# The problem
Wherever the string "image" occurs in a line of these records, report that line.

# Entries shown
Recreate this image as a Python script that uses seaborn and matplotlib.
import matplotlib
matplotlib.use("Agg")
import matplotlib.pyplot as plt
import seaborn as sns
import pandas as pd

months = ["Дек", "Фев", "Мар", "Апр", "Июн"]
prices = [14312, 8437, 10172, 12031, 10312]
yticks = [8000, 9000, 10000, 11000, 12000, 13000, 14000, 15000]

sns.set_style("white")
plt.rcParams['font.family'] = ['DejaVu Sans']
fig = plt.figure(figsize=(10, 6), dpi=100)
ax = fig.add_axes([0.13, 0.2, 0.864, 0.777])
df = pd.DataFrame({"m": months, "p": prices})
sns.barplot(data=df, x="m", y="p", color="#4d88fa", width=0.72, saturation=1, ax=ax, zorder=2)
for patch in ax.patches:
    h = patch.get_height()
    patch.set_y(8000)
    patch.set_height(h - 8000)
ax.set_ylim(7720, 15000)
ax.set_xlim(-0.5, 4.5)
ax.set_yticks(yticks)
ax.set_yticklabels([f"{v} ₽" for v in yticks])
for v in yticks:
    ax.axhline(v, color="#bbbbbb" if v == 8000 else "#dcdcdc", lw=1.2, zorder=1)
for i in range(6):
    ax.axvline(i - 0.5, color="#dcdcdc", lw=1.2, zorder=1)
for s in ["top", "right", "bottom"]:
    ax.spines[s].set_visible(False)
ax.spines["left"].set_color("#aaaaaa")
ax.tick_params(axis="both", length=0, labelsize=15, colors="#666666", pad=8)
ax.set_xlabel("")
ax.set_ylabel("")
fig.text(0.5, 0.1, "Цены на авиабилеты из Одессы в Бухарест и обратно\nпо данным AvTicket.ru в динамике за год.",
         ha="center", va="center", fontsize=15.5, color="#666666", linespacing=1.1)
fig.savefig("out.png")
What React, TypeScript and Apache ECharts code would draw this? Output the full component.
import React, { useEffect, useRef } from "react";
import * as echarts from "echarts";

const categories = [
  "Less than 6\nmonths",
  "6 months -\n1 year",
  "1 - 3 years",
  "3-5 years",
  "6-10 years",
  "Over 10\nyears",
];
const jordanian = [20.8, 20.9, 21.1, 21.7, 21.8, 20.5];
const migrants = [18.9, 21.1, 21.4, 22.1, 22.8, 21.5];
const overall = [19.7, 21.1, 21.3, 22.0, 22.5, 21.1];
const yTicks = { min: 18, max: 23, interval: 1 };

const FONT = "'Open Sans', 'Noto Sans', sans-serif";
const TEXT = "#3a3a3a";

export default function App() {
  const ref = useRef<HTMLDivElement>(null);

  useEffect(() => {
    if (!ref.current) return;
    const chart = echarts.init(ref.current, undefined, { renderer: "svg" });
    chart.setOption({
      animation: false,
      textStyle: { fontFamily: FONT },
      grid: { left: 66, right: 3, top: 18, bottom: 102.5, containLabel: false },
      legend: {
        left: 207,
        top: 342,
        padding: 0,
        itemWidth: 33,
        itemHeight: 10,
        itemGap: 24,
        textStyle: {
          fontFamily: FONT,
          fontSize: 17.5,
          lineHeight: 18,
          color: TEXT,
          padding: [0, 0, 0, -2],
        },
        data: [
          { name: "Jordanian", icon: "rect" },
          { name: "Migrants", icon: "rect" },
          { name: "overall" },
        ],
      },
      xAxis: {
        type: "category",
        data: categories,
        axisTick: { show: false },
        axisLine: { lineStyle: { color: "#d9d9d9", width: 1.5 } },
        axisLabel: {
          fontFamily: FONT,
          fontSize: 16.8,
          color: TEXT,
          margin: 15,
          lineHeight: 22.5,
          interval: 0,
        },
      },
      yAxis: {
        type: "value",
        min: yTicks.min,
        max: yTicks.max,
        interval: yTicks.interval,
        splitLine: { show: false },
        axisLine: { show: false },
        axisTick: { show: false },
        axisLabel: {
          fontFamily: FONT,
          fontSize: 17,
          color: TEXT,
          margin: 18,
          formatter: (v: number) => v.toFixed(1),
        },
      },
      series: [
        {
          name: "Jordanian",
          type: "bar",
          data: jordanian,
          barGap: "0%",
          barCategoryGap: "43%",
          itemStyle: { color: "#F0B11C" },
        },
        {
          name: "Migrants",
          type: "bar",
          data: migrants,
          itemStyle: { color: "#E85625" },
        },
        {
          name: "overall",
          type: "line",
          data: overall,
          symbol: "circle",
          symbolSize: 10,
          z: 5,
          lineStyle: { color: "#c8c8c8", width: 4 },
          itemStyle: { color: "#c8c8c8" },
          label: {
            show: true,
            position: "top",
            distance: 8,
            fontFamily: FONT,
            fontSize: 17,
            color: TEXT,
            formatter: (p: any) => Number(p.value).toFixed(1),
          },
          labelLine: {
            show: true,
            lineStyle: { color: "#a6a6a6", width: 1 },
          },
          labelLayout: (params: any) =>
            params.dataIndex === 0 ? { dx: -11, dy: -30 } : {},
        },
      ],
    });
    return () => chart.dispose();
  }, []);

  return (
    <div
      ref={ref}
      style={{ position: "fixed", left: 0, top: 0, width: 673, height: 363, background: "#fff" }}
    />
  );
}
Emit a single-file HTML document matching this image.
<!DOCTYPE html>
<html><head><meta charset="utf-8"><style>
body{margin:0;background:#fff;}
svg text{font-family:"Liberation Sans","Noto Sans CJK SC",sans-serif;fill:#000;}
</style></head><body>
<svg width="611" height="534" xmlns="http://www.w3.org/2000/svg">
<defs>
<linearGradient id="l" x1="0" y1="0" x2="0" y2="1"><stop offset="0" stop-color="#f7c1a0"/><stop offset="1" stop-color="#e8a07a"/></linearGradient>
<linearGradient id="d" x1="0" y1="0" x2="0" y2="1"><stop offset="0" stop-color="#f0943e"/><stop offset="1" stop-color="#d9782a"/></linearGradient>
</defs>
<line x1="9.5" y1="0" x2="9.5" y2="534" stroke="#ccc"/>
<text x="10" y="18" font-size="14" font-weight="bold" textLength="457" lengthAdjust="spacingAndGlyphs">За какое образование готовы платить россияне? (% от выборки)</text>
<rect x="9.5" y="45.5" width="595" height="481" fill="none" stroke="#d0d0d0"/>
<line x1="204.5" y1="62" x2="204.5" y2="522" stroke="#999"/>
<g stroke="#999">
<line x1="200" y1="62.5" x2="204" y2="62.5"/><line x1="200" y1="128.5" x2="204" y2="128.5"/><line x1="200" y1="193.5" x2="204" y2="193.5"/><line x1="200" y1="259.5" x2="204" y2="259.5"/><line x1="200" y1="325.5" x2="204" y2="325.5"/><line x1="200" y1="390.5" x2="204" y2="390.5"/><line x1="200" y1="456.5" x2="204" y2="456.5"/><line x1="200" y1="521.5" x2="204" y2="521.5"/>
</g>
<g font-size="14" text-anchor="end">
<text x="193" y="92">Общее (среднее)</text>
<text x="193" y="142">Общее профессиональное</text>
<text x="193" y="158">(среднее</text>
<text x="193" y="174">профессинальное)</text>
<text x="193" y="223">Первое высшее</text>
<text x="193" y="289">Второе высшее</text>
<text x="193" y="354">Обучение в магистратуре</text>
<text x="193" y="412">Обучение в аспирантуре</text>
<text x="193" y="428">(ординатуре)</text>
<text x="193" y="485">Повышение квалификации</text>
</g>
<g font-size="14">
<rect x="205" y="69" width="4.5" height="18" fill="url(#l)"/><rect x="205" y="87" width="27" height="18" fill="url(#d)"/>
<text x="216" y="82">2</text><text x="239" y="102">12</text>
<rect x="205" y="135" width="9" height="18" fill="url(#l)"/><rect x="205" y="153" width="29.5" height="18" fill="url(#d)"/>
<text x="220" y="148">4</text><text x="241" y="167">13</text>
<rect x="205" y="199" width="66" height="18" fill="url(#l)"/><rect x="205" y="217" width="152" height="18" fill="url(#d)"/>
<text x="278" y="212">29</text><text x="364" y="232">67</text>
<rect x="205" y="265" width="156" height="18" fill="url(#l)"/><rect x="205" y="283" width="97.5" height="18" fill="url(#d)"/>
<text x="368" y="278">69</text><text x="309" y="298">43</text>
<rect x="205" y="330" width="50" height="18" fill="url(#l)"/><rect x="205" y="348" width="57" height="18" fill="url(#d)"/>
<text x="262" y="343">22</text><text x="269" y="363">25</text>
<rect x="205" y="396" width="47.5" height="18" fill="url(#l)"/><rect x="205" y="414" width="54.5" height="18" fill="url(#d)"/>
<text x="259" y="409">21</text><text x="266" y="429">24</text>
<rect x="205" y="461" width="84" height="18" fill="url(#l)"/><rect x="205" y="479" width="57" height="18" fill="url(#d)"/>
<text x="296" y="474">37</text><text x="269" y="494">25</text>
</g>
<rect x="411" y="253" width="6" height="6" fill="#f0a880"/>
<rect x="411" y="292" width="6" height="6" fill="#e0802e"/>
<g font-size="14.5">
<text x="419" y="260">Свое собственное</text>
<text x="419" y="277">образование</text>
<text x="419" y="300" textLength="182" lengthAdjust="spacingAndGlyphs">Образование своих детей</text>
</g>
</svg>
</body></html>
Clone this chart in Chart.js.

# Result
Recreate this image as a Python script that uses seaborn and matplotlib.
Emit a single-file HTML document matching this image.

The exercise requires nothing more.